TASK PROMPT: Skip the images and return the records below exactly.

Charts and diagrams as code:
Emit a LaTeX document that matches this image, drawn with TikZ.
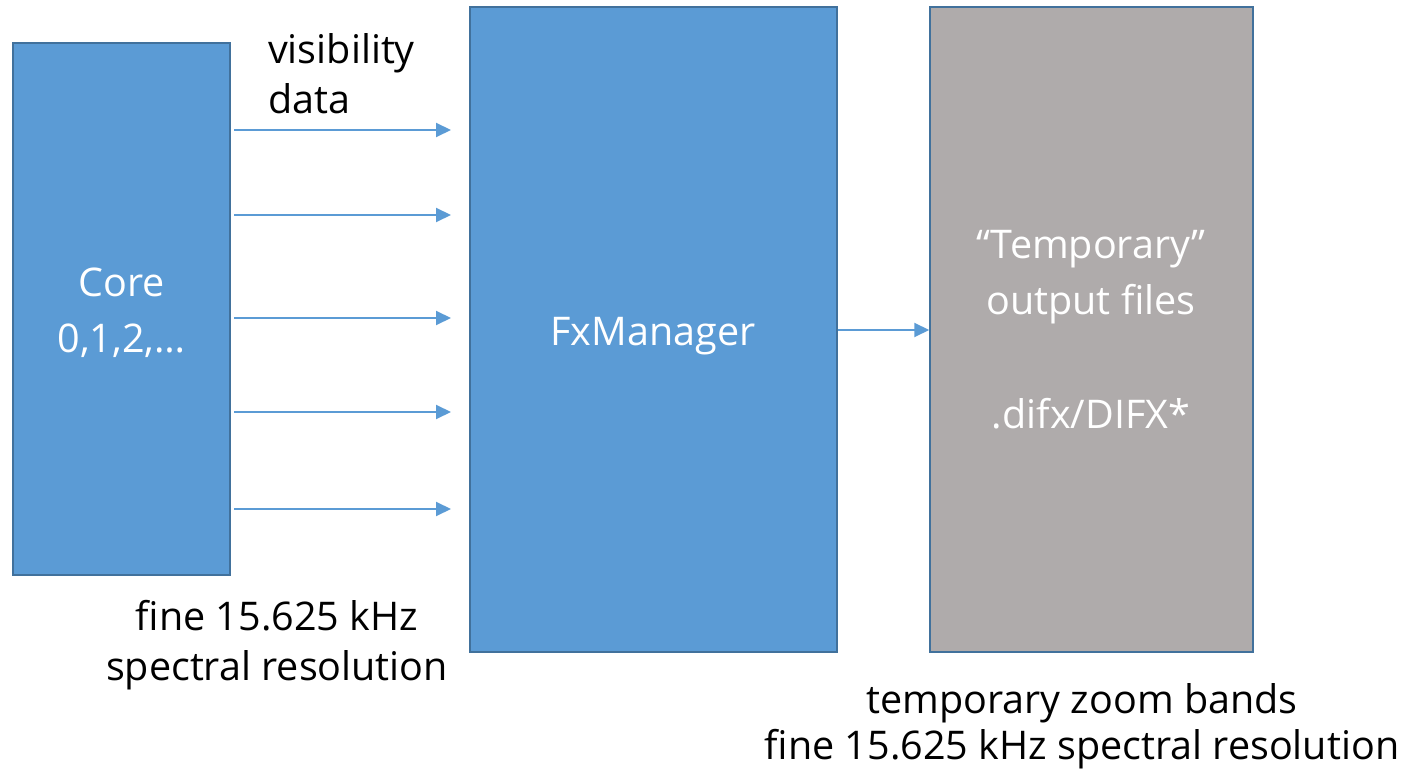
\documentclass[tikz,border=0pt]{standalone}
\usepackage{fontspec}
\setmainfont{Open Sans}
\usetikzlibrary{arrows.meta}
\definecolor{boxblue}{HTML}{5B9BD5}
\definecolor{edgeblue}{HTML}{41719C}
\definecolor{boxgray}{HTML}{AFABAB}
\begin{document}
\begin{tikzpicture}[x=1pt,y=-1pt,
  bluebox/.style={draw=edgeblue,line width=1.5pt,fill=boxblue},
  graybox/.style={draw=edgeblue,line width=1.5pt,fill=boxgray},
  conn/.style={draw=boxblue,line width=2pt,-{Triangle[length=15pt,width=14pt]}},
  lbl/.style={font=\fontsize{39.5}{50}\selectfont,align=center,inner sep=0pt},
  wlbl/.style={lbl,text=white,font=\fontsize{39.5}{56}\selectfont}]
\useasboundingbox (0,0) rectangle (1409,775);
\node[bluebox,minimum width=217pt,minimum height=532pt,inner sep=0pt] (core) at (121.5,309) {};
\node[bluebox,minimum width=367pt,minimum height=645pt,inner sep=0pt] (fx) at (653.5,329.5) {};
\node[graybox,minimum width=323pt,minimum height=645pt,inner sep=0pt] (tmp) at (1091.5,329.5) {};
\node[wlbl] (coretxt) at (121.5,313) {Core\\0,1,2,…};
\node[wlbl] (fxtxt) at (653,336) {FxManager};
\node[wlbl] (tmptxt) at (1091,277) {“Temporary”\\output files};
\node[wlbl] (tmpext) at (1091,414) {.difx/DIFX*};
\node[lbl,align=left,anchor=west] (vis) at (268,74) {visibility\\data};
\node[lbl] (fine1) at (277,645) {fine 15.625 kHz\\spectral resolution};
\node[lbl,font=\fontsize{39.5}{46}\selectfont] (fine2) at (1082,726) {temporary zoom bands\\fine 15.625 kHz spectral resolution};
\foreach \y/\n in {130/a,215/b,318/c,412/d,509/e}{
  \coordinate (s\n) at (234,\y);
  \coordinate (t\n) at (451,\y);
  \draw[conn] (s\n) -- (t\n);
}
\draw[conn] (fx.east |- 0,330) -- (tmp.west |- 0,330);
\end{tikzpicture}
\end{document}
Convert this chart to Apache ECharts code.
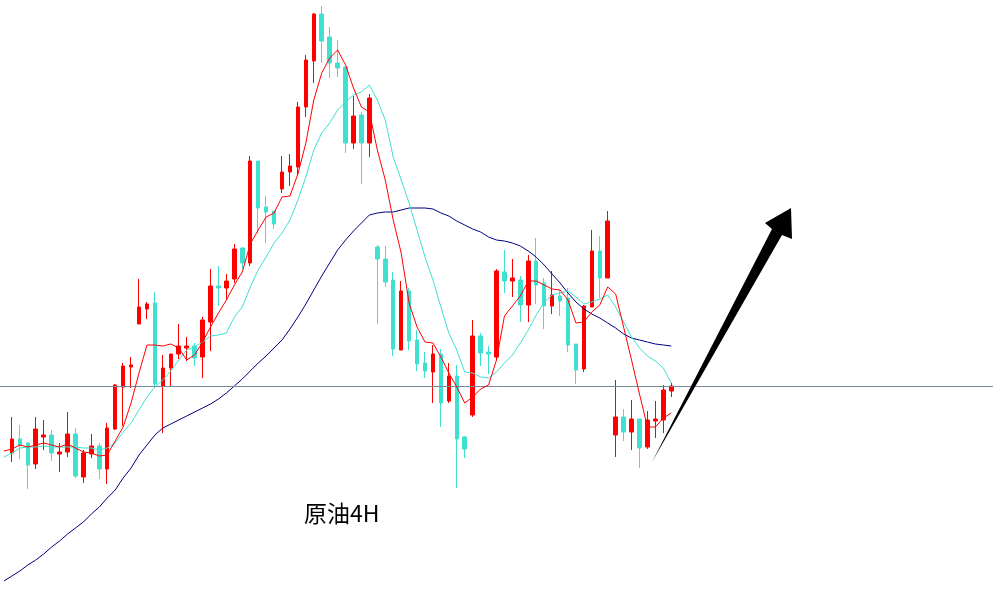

CORRECT OUTPUT:
Emit a LaTeX document that matches this image, drawn with TikZ.
\documentclass[tikz,border=0pt]{standalone}
\usepackage{fontspec}
\setmainfont{Open Sans}
\usetikzlibrary{arrows.meta}
\definecolor{boxblue}{HTML}{5B9BD5}
\definecolor{edgeblue}{HTML}{41719C}
\definecolor{boxgray}{HTML}{AFABAB}
\begin{document}
\begin{tikzpicture}[x=1pt,y=-1pt,
  bluebox/.style={draw=edgeblue,line width=1.5pt,fill=boxblue},
  graybox/.style={draw=edgeblue,line width=1.5pt,fill=boxgray},
  conn/.style={draw=boxblue,line width=2pt,-{Triangle[length=15pt,width=14pt]}},
  lbl/.style={font=\fontsize{39.5}{50}\selectfont,align=center,inner sep=0pt},
  wlbl/.style={lbl,text=white,font=\fontsize{39.5}{56}\selectfont}]
\useasboundingbox (0,0) rectangle (1409,775);
\node[bluebox,minimum width=217pt,minimum height=532pt,inner sep=0pt] (core) at (121.5,309) {};
\node[bluebox,minimum width=367pt,minimum height=645pt,inner sep=0pt] (fx) at (653.5,329.5) {};
\node[graybox,minimum width=323pt,minimum height=645pt,inner sep=0pt] (tmp) at (1091.5,329.5) {};
\node[wlbl] (coretxt) at (121.5,313) {Core\\0,1,2,…};
\node[wlbl] (fxtxt) at (653,336) {FxManager};
\node[wlbl] (tmptxt) at (1091,277) {“Temporary”\\output files};
\node[wlbl] (tmpext) at (1091,414) {.difx/DIFX*};
\node[lbl,align=left,anchor=west] (vis) at (268,74) {visibility\\data};
\node[lbl] (fine1) at (277,645) {fine 15.625 kHz\\spectral resolution};
\node[lbl,font=\fontsize{39.5}{46}\selectfont] (fine2) at (1082,726) {temporary zoom bands\\fine 15.625 kHz spectral resolution};
\foreach \y/\n in {130/a,215/b,318/c,412/d,509/e}{
  \coordinate (s\n) at (234,\y);
  \coordinate (t\n) at (451,\y);
  \draw[conn] (s\n) -- (t\n);
}
\draw[conn] (fx.east |- 0,330) -- (tmp.west |- 0,330);
\end{tikzpicture}
\end{document}
Convert this chart to Apache ECharts code.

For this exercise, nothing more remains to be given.